**Request**: Nothing outside the range from the line with "What Plotly code" to the line with "nickel = [0.1, 0.0, 0.0, 0.0]" belongs in the copy, and no pictures do either; repeat that range exactly.

**Input data**:
+---+
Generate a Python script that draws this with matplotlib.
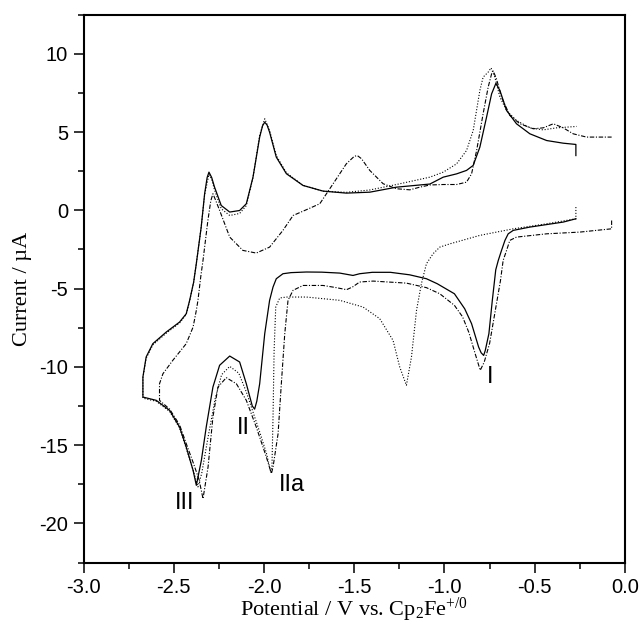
+---+
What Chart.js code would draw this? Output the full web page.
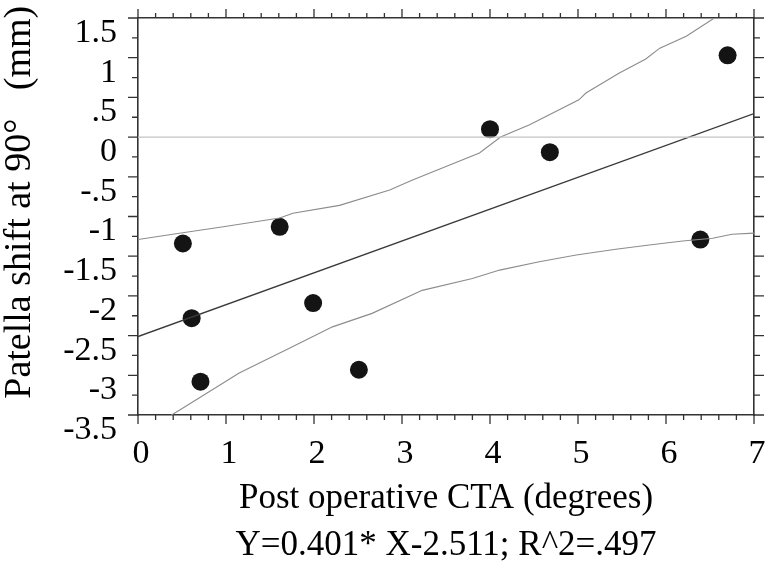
+---+
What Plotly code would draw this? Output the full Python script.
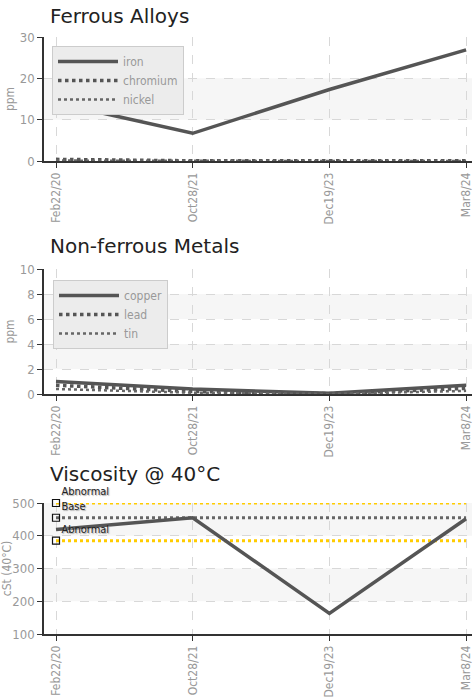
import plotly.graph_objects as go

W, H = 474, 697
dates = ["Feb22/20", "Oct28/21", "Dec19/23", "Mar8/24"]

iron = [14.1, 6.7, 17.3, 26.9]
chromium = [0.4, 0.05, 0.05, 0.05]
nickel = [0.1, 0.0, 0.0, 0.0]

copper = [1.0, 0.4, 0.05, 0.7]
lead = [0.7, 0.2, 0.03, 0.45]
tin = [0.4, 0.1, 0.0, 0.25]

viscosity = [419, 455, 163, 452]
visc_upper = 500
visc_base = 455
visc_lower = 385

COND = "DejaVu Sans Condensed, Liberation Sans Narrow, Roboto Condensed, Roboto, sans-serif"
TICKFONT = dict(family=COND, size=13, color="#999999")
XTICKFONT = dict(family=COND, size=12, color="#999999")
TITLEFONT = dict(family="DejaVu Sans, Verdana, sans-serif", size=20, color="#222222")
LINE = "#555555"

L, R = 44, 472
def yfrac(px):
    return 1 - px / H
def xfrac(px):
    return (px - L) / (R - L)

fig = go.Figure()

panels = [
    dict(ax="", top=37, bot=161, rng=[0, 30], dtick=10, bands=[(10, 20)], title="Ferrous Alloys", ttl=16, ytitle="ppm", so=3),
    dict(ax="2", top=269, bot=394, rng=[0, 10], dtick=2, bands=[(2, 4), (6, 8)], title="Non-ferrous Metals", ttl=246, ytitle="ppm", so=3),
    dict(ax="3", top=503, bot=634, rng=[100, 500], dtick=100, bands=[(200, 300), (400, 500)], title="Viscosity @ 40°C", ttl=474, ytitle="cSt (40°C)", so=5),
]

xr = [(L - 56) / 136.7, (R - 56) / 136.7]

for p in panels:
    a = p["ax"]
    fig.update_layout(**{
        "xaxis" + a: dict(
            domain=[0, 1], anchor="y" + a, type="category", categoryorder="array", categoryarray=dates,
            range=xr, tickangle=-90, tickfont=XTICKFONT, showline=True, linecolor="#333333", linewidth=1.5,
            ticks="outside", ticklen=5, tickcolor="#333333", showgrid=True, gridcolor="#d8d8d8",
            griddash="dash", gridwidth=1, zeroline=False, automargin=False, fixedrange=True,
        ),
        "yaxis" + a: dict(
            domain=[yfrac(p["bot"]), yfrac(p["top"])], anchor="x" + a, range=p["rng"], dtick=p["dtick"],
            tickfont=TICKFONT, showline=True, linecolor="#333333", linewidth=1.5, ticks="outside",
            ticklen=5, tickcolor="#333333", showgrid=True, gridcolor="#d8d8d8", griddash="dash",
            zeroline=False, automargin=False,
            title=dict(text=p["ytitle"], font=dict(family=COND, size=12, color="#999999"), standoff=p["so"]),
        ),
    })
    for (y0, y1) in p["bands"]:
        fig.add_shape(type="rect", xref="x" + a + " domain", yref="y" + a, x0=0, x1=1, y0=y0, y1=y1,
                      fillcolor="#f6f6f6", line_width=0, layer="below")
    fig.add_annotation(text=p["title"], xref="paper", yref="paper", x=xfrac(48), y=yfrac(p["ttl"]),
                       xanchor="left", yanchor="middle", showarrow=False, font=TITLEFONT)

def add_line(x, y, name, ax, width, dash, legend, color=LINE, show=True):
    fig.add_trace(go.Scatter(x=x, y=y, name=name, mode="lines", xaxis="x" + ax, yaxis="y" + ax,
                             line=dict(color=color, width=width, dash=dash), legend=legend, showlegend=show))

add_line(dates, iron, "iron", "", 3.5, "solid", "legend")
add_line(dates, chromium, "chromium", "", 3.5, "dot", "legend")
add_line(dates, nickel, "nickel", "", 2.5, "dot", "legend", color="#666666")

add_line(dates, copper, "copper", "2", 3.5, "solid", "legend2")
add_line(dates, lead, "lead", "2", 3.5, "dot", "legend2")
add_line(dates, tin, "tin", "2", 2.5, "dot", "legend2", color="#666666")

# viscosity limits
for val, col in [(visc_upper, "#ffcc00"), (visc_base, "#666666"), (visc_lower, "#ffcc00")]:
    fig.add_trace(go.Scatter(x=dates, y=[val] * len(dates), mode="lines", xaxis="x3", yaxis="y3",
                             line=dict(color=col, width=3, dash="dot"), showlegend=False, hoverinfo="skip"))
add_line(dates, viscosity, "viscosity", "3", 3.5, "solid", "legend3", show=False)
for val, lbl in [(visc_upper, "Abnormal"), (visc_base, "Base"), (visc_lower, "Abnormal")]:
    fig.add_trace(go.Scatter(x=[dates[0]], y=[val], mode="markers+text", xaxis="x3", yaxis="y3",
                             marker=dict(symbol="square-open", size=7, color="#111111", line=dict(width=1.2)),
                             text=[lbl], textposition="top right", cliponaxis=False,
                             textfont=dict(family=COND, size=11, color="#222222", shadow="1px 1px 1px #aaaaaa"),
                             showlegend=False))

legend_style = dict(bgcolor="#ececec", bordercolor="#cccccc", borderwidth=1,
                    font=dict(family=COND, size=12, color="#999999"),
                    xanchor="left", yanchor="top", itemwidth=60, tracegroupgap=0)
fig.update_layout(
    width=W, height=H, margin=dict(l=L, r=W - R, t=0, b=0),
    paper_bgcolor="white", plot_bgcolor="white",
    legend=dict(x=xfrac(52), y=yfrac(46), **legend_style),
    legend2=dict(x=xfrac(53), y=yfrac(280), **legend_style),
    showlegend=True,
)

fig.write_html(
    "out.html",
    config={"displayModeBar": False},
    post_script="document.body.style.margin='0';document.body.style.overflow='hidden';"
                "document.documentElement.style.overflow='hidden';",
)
+---+
**The solution**:
What Plotly code would draw this? Output the full Python script.
import plotly.graph_objects as go

W, H = 474, 697
dates = ["Feb22/20", "Oct28/21", "Dec19/23", "Mar8/24"]

iron = [14.1, 6.7, 17.3, 26.9]
chromium = [0.4, 0.05, 0.05, 0.05]
nickel = [0.1, 0.0, 0.0, 0.0]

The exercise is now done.